Ce roman est porteur d'un tas de messages et véhicule tant de valeurs. Il nous parle de l'adolescence avec son lot de mal-être ou d'exaltation que l'on connait tous, son envie d'indépendance et pourtant ils ont encore tellement besoin des adultes. Et justement, ces adultes ne se comportent pas toujours comme il faudrait avec eux. Les scènes de viol ou d'agression ne sont pas détaillées et dépeintes, et c'est très bien ainsi, on devine aisément la violence des actes au travers des souffrances des personnes, pas besoin d'en ajouter de plus. Et ça, j'ai vraiment beaucoup apprécié que l'auteure soit délicate et sensible à ce sujet. Ce roman nous parle aussi de la société américaine, celle qui a envahi tout un peuple y habitant déjà en les déracinant de leur terre, en les parquant dans des réserves avec la destruction de leur nature pour y mettre toujours plus de béton. Des sujets graves abordés par l'auteure avec beaucoup de sensibilité dans les mots et les descriptions. Elle dépeint avec talent chaque parcelle de la forêt, j'aurais presque pu sentir les branches craquer sous mes pas ou respirer l'odeur des arbres.

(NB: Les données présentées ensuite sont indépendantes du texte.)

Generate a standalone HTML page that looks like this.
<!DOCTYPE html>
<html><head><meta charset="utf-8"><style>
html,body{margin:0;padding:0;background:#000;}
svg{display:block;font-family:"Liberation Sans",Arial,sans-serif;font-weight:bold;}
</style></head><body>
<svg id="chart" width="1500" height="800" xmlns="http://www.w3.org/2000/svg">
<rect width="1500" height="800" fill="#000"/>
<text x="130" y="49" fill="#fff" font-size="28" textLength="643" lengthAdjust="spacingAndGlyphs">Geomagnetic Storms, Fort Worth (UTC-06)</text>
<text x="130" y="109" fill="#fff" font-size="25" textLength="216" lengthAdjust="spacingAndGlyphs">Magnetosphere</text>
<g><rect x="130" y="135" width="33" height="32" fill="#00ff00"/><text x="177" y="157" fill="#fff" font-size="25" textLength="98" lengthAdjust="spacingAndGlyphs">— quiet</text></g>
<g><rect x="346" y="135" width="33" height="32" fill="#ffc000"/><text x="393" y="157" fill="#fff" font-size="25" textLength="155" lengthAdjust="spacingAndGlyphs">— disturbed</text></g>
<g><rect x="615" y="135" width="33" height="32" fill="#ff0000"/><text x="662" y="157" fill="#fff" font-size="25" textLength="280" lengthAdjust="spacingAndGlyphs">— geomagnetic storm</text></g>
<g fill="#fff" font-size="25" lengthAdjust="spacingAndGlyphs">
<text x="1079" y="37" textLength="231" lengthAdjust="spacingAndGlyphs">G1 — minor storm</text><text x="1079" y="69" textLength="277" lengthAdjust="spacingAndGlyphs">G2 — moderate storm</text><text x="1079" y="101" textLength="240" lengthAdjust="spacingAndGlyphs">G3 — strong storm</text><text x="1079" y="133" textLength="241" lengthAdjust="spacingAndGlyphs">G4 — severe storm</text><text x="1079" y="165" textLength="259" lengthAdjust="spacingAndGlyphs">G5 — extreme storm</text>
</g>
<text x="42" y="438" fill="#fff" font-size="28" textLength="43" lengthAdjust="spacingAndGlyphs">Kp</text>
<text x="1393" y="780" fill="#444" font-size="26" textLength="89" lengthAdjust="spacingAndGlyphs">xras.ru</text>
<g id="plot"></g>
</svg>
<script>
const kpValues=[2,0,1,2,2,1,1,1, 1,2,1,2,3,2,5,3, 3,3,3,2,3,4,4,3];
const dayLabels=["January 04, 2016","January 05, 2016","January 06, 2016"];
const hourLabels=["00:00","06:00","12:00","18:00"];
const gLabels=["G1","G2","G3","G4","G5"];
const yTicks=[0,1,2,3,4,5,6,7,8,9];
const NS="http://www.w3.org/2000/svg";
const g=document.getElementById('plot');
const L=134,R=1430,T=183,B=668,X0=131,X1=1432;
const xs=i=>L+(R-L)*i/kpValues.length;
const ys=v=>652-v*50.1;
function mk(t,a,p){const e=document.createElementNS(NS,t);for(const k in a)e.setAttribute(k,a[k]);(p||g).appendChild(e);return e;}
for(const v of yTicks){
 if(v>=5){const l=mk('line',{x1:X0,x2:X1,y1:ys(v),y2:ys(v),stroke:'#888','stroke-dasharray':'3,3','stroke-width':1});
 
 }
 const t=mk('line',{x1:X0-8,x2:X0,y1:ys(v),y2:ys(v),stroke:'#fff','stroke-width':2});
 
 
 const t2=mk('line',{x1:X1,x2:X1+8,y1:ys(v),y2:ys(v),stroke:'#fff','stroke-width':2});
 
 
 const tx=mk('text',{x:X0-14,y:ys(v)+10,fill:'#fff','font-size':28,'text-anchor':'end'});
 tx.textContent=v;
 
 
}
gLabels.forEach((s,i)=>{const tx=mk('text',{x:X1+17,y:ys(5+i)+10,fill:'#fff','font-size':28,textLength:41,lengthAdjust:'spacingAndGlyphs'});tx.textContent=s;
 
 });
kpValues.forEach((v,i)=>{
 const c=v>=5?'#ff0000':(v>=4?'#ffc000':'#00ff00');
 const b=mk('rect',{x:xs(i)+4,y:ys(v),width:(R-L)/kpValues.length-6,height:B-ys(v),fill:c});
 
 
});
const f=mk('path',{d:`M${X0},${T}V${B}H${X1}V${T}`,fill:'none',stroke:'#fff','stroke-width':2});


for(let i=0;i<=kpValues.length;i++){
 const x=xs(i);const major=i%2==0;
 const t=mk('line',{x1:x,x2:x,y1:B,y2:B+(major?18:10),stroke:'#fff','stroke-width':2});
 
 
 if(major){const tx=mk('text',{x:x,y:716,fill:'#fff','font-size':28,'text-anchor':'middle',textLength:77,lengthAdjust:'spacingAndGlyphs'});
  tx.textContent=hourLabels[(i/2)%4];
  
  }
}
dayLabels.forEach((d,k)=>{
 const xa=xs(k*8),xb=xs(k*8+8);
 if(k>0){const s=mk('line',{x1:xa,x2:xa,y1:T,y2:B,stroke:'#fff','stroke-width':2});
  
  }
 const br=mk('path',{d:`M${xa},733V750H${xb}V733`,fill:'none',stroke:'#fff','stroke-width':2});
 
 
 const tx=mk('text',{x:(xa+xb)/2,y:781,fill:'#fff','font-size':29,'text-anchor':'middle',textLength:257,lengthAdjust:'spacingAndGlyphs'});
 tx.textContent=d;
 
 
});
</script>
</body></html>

C'est une histoire sombre, qui pourrait ressembler à un thriller plus porté sur la psychologie des personnages que sur les actes. Il règne un suspense noir et intense, à partir du moment où Lucy est retrouvée, et cela se passe au tout début du roman. En tant que lecteur, on suit des pistes, on se demande si c'est lié aux autres agressions d'adultes, ou si cela pourrait être d'autres jeunes. Le mystère reste total tout le long. Les réponses arrivent petit à petit, ainsi que l'esprit de revanche que Nita connait. Et on la comprend parfaitement.

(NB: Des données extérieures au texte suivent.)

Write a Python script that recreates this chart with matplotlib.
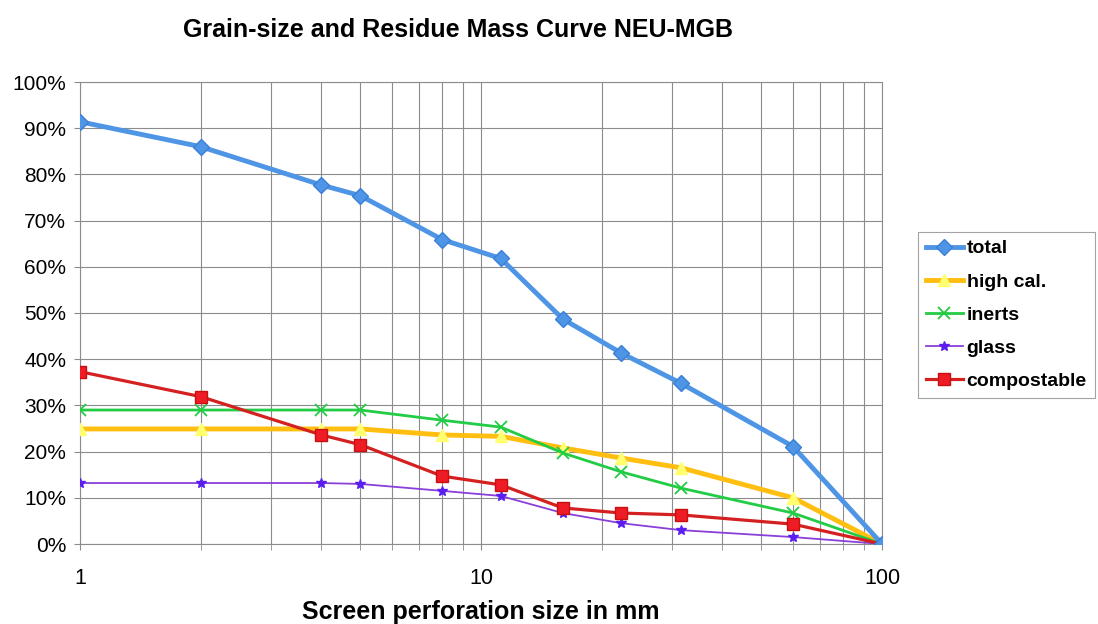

Je me suis d'ailleurs très vite attachée à ces deux jeunes filles, Nita ou Lucy. Leur fragilité à chacune que Nita cache d'ailleurs derrière une carapace. J'ai ressenti parfaitement ce qu'elle vivait ou ses sentiments. Ceci est d'ailleurs renforcé par le choix narratif de l'auteure puisqu'elle emploie la première personne du singulier. Ce « je » représente Nita et permet ainsi d'être au plus près d'elle, de rentrer dans sa tête et de connaître le moindre de ses secrets. C'est un procédé que j'aime beaucoup car il me permet de vivre dans la peau de l'héroïne le temps d'une histoire.
Pour conclure, je dirais que ce fut une très bonne lecture. Je n'ai pas vu les pages défiler, j'ai trouvé l'histoire prenante et j'ai eu beaucoup de mal à quitter ces personnages. La fin n'est pas celle à laquelle je m'attendais, elle fait partie des bonnes surprises de ce roman. Je me suis tellement sentie imprégnée par l'atmosphère créée par Monica Sabolo que j'ai l'impression qu'elle me colle encore même une fois la lecture terminée. J'ai été happée dès les premières pages et n'en suis sortie qu'à la dernière.

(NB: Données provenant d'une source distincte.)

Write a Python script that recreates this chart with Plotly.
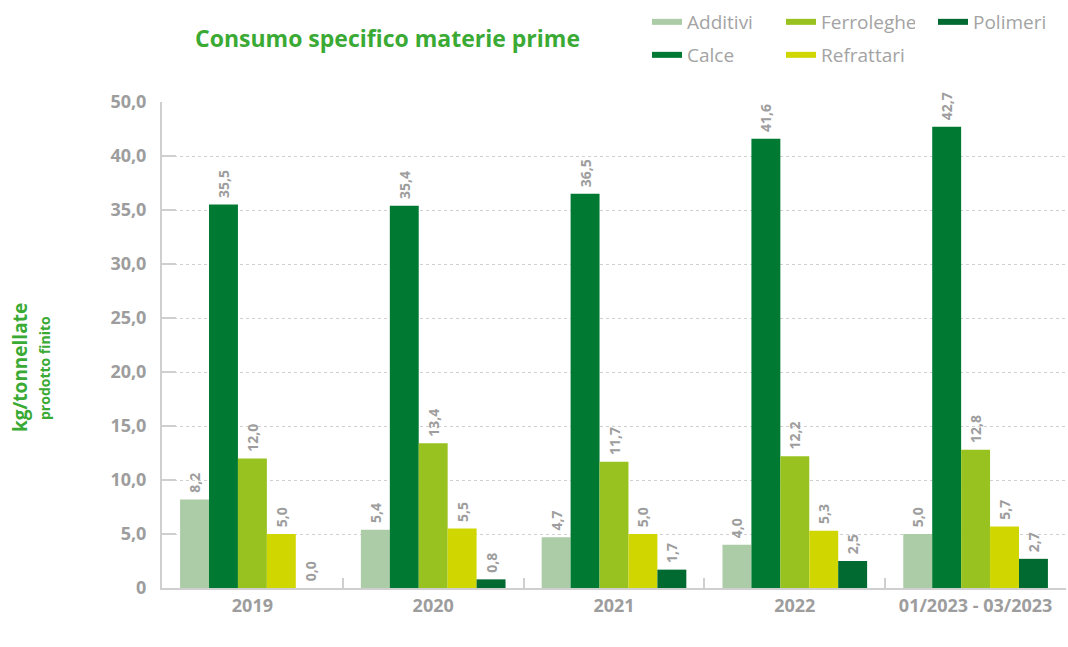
import plotly.graph_objects as go

# Categories and series values (kg per tonne of finished product)
categories = ["2019", "2020", "2021", "2022", "01/2023 - 03/2023"]
additivi = [8.2, 5.4, 4.7, 4.0, 5.0]
calce = [35.5, 35.4, 36.5, 41.6, 42.7]
ferroleghe = [12.0, 13.4, 11.7, 12.2, 12.8]
refrattari = [5.0, 5.5, 5.0, 5.3, 5.7]
polimeri = [0.0, 0.8, 1.7, 2.5, 2.7]

# Y axis ticks and their printed labels
y_tickvals = [0, 5, 10, 15, 20, 25, 30, 35, 40, 45]
y_ticktext = ["0", "5,0", "10,0", "15,0", "20,0", "25,0", "30,0", "35,0", "40,0", "50,0"]

# name, values, colour, legend group, rank
series = [
    ("Additivi", additivi, "#abcca6", "legend", 1),
    ("Calce", calce, "#007a33", "legend2", 1),
    ("Ferroleghe", ferroleghe, "#98c21f", "legend", 2),
    ("Refrattari", refrattari, "#d0d600", "legend2", 2),
    ("Polimeri", polimeri, "#006a30", "legend3", 1),
]

FONT = "Open Sans"
GREY = "#9d9d9d"
GREEN = "#3aaa35"

W, H = 1068, 647
L, R, T, B = 162, 2, 102, 59
PW, PH = W - L - R, H - T - B


def px_x(x):
    return (x - L) / PW


def px_y(y):
    return (H - B - y) / PH


fig = go.Figure()
for name, vals, color, leg, rank in series:
    fig.add_trace(go.Bar(
        x=categories, y=vals, name=name, marker=dict(color=color, line=dict(width=0)),
        texttemplate="\u00a0%{y:.1f}", textposition="outside", textangle=-90,
        textfont=dict(family=FONT, size=14, color=GREY, weight="bold"),
        constraintext="none", cliponaxis=False, showlegend=False,
        hovertemplate=name + ": %{y:.1f}<extra></extra>",
    ))
    # legend entry drawn as a short thick line
    fig.add_trace(go.Scatter(
        x=[None], y=[None], mode="lines", name=name,
        line=dict(color=color, width=6), legend=leg, legendrank=rank,
        showlegend=True, hoverinfo="skip",
    ))

legend_common = dict(
    orientation="h", xanchor="left", yanchor="middle", xref="paper", yref="container",
    font=dict(family=FONT, size=19, color="#a3a3a3"),
    itemwidth=30, bgcolor="rgba(0,0,0,0)", traceorder="normal",
)

fig.update_layout(
    width=W, height=H,
    margin=dict(l=L, r=R, t=T, b=B),
    plot_bgcolor="white", paper_bgcolor="white",
    barmode="group", bargap=0.2, bargroupgap=0,
    separators=",.",
    font=dict(family=FONT, color=GREY),
    legend=dict(x=px_x(647), y=1 - 22 / H, entrywidth=89, entrywidthmode="pixels",
                **legend_common),
    legend2=dict(x=px_x(647), y=1 - 55 / H, entrywidth=89, entrywidthmode="pixels",
                 **legend_common),
    legend3=dict(x=px_x(933), y=1 - 22 / H, **legend_common),
    xaxis=dict(
        type="category", range=[-0.5, 4.5],
        showline=True, linecolor="#cfcfcf", linewidth=2,
        ticks="inside", tickson="boundaries", ticklen=10, tickcolor="#cfcfcf", tickwidth=2,
        tickfont=dict(family=FONT, size=18, color=GREY, weight="bold"),
        showgrid=False,
    ),
    yaxis=dict(
        range=[0, 45], tickvals=y_tickvals, ticktext=y_ticktext,
        showline=True, linecolor="#cfcfcf", linewidth=2,
        ticks="inside", ticklen=14, tickcolor="#cfcfcf", tickwidth=2,
        ticklabelstandoff=10,
        tickfont=dict(family=FONT, size=18, color=GREY, weight="bold"),
        showgrid=True, gridcolor="#d0d0d0", griddash="dot", gridwidth=1,
        zeroline=False,
    ),
    annotations=[
        dict(text="<b>Consumo specifico materie prime</b>",
             xref="paper", yref="paper", x=px_x(387), y=px_y(38),
             xanchor="center", yanchor="middle", showarrow=False,
             font=dict(family=FONT, size=23, color=GREEN)),
        dict(text="<b>kg/tonnellate</b>", textangle=-90, xref="paper", yref="paper",
             x=px_x(20), y=px_y(368), xanchor="center", yanchor="middle", showarrow=False,
             font=dict(family=FONT, size=19, color=GREEN)),
        dict(text="<b>prodotto finito</b>", textangle=-90, xref="paper", yref="paper",
             x=px_x(44), y=px_y(368), xanchor="center", yanchor="middle", showarrow=False,
             font=dict(family=FONT, size=14, color=GREEN)),
    ],
)

fig.write_html("out.html")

Ce qui est sûr, c'est que je vais continuer à lire cette auteure, j'aime la façon dont elle traite son sujet et dont elle raconte. En lisant les résumés de ses autres romans, je serais assez tentée de lire Crans-Montana ou Summer, j'ai vu qu'elle parlait une nouvelle fois de la jeunesse, serait-ce un thème récurrent pour l'auteure ? En tout cas, je prendrais plaisir à la lire de nouveau.
Bien sûr, je vous recommande la lecture de ce roman, c'est une belle aventure qui marque.
Même si Monica Sabolo ne lit jamais cette chronique, mon blog étant trop petit, je tiens à la remercier pour tout ce qu'elle m'a fait vivre tout le long de son récit.